Start of Dataset excerpt
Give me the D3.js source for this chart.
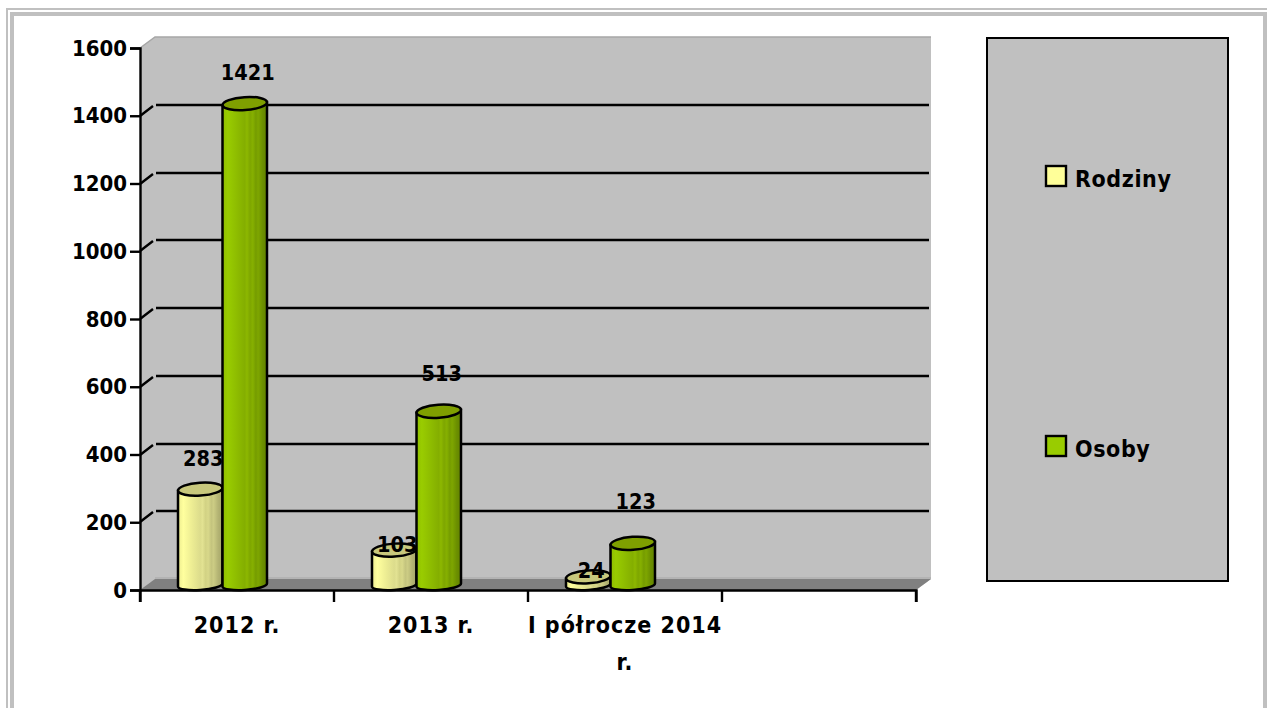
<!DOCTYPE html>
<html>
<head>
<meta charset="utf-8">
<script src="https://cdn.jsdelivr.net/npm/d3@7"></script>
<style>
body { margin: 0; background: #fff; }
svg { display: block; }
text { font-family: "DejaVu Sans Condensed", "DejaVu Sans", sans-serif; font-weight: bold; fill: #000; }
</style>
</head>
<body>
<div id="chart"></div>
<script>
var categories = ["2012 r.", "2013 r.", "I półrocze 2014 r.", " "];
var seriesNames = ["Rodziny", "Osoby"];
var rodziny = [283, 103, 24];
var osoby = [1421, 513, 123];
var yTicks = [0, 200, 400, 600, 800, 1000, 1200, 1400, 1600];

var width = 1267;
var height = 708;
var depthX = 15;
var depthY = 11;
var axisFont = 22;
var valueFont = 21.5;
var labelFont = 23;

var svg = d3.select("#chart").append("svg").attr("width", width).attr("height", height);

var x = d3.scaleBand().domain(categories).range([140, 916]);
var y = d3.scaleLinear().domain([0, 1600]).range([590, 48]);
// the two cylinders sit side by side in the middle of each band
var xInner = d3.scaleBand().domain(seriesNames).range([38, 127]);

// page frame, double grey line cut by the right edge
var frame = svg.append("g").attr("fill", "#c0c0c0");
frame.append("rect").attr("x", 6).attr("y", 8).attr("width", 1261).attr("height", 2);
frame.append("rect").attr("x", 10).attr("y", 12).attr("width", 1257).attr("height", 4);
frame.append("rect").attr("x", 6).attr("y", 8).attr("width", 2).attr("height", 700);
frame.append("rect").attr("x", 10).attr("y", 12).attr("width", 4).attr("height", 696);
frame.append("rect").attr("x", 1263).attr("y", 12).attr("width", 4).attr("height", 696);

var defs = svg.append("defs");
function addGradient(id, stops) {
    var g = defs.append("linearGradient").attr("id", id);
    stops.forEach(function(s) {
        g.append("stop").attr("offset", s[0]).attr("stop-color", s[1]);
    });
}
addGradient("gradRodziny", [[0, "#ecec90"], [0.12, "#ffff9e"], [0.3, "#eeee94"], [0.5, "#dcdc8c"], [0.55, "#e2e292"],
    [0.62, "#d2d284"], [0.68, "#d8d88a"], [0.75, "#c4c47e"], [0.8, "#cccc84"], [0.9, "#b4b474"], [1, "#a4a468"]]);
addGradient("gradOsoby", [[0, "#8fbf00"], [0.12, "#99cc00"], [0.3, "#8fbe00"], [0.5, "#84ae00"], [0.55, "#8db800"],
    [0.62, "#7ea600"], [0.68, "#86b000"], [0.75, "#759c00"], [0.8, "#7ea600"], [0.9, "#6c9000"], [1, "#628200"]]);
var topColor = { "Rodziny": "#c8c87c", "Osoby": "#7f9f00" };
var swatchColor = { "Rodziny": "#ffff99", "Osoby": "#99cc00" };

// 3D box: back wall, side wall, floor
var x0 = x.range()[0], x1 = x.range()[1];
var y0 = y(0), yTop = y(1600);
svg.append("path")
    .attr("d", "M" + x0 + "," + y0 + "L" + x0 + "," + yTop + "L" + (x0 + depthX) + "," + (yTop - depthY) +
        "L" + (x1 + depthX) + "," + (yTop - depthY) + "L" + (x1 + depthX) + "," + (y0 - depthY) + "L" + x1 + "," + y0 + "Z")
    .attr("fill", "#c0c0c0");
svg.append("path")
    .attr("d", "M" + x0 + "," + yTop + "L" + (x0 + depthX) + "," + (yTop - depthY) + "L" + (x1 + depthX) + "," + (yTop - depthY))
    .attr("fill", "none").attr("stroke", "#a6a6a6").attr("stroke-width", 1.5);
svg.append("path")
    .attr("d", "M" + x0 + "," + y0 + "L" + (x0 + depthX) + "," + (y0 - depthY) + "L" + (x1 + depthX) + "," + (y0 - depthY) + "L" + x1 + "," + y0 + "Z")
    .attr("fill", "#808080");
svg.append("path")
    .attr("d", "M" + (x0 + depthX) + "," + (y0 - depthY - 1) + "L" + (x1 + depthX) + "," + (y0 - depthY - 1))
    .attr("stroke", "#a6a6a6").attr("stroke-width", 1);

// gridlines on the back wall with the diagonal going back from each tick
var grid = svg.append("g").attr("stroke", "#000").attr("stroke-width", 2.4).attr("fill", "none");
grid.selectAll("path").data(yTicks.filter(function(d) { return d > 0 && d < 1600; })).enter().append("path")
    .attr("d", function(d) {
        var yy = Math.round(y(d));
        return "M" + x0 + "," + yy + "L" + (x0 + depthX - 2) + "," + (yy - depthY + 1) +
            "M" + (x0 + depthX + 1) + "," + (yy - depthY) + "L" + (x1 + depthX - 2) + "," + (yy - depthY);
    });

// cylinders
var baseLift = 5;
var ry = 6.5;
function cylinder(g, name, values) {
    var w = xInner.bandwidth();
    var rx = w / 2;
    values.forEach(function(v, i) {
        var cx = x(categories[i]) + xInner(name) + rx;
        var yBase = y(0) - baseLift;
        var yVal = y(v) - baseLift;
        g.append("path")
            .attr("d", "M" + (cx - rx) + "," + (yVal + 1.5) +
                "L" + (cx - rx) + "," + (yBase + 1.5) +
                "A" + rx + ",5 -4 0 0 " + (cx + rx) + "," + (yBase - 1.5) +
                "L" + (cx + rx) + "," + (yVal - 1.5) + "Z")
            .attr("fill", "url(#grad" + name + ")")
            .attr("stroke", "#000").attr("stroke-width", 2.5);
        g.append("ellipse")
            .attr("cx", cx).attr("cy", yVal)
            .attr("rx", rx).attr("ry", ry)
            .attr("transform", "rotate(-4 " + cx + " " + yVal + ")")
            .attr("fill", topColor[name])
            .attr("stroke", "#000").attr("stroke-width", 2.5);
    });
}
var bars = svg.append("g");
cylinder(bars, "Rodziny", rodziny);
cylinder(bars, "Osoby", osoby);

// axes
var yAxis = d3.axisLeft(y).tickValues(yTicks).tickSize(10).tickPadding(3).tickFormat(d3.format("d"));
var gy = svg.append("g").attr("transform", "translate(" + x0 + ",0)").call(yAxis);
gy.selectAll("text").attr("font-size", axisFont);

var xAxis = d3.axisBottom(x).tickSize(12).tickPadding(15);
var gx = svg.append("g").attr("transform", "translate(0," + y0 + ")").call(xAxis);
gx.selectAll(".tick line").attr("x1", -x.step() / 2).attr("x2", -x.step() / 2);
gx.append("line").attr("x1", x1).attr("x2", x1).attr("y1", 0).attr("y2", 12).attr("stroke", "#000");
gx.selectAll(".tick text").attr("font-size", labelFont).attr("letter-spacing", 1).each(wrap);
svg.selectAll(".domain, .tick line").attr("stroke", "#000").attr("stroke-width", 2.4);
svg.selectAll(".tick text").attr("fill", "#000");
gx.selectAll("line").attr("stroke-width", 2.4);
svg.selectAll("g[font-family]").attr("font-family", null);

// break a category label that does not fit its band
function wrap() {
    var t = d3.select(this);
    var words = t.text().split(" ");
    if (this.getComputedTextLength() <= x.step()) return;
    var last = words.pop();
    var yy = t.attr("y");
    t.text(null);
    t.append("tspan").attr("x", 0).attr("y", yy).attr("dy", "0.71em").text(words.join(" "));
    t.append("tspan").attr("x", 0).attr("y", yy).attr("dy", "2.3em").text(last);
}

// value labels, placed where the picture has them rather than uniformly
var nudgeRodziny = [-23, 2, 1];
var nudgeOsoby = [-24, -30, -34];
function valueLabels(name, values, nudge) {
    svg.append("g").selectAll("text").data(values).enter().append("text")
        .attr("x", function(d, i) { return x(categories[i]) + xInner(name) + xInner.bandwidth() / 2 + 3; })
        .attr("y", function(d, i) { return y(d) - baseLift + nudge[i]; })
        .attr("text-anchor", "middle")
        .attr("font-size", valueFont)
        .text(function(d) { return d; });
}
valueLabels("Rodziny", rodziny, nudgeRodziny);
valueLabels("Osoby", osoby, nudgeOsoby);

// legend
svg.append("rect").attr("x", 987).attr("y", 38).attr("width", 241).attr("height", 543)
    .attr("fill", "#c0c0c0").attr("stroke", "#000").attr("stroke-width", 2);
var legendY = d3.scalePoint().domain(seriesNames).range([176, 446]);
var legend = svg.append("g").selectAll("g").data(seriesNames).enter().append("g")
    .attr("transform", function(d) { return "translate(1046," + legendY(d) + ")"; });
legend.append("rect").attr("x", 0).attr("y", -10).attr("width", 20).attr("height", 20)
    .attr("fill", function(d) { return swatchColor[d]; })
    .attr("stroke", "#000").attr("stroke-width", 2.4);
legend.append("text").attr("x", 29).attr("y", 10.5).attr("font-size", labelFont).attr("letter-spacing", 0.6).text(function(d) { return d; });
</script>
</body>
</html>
End of Dataset excerpt
(Exercise):
Among the lines above, how many contain the string "chart"? State the number alone.

(In response):
3